**INPUT FOR THIS TASK**:
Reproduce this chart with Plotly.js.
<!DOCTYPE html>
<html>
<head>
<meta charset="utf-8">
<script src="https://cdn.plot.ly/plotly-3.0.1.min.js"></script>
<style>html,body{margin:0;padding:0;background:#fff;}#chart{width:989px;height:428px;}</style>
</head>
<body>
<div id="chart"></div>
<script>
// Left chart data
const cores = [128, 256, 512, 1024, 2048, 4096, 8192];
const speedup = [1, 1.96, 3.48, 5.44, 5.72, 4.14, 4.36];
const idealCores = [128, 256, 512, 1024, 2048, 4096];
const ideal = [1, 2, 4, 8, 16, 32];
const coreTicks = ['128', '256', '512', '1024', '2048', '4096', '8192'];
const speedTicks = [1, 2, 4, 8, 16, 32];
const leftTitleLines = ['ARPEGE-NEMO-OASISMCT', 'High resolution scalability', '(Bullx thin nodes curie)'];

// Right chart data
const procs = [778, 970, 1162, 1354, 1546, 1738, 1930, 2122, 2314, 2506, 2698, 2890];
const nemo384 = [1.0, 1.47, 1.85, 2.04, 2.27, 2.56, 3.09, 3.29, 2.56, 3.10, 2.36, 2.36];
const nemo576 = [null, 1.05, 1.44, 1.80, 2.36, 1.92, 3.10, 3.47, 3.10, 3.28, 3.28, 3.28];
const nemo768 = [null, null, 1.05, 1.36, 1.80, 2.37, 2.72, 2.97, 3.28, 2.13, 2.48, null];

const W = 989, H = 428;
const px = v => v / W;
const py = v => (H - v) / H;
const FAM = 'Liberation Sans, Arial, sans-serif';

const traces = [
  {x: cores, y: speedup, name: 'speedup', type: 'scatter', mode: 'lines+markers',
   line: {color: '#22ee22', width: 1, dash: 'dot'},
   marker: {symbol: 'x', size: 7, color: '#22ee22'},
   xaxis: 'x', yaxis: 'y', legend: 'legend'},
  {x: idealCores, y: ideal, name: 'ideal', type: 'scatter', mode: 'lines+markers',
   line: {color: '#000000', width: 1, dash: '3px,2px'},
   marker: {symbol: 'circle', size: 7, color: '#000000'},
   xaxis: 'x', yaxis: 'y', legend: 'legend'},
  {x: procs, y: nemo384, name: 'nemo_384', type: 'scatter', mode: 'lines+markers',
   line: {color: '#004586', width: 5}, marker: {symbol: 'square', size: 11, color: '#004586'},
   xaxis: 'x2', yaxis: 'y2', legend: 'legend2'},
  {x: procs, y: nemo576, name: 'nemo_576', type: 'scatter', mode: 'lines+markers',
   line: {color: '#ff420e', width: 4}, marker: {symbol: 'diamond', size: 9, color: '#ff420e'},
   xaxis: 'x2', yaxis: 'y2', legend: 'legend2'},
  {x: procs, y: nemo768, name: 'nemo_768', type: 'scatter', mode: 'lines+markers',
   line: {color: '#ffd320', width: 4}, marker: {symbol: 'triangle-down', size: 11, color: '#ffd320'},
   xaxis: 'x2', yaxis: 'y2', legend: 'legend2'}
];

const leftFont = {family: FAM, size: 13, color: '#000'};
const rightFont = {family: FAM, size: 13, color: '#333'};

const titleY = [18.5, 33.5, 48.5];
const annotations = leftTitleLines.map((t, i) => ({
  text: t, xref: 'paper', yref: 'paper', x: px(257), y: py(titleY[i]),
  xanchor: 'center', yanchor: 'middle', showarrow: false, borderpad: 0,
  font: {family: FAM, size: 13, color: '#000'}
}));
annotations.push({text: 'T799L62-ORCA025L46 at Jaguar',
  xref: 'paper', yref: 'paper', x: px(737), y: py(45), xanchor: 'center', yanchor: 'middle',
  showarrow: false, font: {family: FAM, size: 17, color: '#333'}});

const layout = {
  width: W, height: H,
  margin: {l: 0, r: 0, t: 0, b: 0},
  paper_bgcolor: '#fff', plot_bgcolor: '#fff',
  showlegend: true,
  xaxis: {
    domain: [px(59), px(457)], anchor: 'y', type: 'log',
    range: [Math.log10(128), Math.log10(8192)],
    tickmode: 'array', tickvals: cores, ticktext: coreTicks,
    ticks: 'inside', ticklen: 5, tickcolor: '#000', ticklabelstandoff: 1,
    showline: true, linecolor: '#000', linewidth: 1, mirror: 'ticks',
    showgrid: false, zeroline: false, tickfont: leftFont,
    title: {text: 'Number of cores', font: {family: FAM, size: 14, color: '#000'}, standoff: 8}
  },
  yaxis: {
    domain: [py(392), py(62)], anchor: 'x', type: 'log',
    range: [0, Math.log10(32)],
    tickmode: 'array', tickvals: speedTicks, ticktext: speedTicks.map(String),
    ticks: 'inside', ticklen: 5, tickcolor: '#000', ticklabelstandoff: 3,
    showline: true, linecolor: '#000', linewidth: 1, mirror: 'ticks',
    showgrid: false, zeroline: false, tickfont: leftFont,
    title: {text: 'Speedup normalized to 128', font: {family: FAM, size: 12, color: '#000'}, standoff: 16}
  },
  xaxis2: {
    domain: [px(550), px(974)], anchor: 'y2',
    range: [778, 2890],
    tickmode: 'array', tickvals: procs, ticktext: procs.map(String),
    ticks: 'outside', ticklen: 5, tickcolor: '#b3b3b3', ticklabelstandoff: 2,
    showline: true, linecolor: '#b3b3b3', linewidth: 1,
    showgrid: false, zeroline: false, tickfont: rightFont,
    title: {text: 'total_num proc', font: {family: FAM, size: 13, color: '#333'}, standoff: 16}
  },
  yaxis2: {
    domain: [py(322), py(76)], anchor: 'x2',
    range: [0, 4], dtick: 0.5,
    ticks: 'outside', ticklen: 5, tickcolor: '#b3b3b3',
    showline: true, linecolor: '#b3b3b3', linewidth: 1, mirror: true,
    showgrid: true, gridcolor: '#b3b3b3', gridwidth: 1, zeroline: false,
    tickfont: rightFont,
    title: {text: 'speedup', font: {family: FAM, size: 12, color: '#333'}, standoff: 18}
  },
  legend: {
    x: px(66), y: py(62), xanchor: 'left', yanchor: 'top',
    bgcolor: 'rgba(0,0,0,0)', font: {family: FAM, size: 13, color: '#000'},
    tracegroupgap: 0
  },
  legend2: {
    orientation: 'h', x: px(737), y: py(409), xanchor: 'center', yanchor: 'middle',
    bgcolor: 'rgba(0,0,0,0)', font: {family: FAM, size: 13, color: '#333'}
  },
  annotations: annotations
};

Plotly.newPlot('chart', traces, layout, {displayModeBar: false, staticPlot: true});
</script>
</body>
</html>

...

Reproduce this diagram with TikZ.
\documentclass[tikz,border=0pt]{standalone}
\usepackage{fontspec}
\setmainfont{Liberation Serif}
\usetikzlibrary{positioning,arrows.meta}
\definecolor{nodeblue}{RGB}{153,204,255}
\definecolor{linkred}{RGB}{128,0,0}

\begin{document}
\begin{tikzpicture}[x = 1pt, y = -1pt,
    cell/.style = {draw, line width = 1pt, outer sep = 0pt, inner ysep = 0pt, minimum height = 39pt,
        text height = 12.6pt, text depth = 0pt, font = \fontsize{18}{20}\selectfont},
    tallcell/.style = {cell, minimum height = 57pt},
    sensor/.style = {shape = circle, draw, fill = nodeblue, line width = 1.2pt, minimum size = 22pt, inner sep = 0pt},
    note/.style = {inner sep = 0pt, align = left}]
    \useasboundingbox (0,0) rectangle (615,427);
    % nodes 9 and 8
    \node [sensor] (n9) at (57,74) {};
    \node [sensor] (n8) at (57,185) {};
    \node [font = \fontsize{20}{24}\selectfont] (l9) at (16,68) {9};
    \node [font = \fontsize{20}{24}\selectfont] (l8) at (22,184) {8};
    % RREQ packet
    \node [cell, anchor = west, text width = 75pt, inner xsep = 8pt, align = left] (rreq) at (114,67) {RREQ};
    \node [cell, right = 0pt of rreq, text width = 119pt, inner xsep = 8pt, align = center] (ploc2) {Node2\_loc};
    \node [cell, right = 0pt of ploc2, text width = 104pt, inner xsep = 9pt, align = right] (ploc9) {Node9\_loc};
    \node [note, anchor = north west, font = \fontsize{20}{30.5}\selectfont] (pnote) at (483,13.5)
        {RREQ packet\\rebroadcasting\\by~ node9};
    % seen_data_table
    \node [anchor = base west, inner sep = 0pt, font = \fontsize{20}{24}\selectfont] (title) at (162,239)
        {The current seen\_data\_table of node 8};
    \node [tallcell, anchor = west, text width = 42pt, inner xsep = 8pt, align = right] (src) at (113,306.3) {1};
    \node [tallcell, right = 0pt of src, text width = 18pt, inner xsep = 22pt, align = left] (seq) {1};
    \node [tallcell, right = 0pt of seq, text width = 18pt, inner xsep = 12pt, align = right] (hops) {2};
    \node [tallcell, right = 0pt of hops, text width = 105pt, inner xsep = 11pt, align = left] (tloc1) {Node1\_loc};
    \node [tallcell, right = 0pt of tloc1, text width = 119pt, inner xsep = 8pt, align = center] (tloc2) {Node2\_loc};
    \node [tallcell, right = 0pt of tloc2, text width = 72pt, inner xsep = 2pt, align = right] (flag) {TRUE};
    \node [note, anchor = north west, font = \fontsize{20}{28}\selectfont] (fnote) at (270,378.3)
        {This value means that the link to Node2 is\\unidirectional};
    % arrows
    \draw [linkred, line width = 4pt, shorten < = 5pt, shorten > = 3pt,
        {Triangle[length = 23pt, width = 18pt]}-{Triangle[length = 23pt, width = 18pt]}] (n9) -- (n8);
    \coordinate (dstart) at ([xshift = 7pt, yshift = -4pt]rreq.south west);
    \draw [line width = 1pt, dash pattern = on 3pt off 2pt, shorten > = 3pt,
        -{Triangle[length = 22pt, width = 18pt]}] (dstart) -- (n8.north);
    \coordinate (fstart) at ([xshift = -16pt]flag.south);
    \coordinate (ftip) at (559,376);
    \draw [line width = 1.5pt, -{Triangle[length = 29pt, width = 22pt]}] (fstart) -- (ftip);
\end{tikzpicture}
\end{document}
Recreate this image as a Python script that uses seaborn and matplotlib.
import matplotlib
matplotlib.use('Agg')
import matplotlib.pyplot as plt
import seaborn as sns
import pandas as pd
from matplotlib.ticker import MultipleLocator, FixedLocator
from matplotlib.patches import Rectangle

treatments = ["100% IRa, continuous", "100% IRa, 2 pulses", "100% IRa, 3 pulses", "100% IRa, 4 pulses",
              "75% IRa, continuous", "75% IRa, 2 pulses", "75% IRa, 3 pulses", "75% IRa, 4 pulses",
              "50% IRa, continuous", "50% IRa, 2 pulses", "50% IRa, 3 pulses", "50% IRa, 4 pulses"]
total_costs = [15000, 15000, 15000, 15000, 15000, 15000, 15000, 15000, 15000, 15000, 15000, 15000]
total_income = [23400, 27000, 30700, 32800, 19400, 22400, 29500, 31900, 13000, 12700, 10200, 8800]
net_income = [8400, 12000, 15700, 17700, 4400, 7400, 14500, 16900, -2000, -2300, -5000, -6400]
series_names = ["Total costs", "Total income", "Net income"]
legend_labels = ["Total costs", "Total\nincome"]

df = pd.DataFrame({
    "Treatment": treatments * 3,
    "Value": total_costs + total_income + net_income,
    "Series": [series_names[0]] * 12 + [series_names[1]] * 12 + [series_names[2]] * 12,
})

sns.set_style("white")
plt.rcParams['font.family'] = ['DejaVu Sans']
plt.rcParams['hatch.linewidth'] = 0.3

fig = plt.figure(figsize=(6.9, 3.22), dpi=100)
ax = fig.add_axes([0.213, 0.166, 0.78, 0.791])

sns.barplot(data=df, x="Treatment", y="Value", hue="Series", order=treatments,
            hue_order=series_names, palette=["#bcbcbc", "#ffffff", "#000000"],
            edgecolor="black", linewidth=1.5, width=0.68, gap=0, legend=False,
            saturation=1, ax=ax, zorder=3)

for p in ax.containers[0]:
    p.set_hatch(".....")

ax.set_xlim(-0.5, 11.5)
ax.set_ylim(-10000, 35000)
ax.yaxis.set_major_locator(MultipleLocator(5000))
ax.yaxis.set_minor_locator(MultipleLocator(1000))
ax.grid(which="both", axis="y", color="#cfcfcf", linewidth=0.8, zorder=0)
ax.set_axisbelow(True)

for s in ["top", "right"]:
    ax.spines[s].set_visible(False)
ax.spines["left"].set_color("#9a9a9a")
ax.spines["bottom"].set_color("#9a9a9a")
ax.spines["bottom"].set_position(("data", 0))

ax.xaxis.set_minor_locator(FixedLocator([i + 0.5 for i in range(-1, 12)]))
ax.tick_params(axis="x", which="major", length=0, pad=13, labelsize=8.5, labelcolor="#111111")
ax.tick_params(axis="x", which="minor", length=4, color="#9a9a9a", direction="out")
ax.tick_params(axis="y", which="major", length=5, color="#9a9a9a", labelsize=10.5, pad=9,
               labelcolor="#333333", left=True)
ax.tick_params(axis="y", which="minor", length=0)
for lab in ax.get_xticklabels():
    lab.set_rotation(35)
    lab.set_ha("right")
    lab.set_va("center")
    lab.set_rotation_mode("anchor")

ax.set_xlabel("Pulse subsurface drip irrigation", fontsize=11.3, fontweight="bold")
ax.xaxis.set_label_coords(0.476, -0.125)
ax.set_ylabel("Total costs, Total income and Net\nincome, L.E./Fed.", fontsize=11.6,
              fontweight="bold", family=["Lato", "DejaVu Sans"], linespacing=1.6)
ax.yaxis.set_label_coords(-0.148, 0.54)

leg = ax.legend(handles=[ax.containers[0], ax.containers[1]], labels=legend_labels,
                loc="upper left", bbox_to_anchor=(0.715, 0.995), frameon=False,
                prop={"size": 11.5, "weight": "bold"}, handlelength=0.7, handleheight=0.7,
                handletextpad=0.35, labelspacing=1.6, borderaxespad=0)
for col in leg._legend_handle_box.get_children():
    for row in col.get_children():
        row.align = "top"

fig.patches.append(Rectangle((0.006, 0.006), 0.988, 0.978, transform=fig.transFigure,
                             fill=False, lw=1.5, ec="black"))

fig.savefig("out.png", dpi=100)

**TASK DIRECTIONS**:
Find each line holding "script". Copy it out.

**RIGHT ANSWER**:
<script src="https://cdn.plot.ly/plotly-3.0.1.min.js"></script>
<script>
</script>
Recreate this image as a Python script that uses seaborn and matplotlib.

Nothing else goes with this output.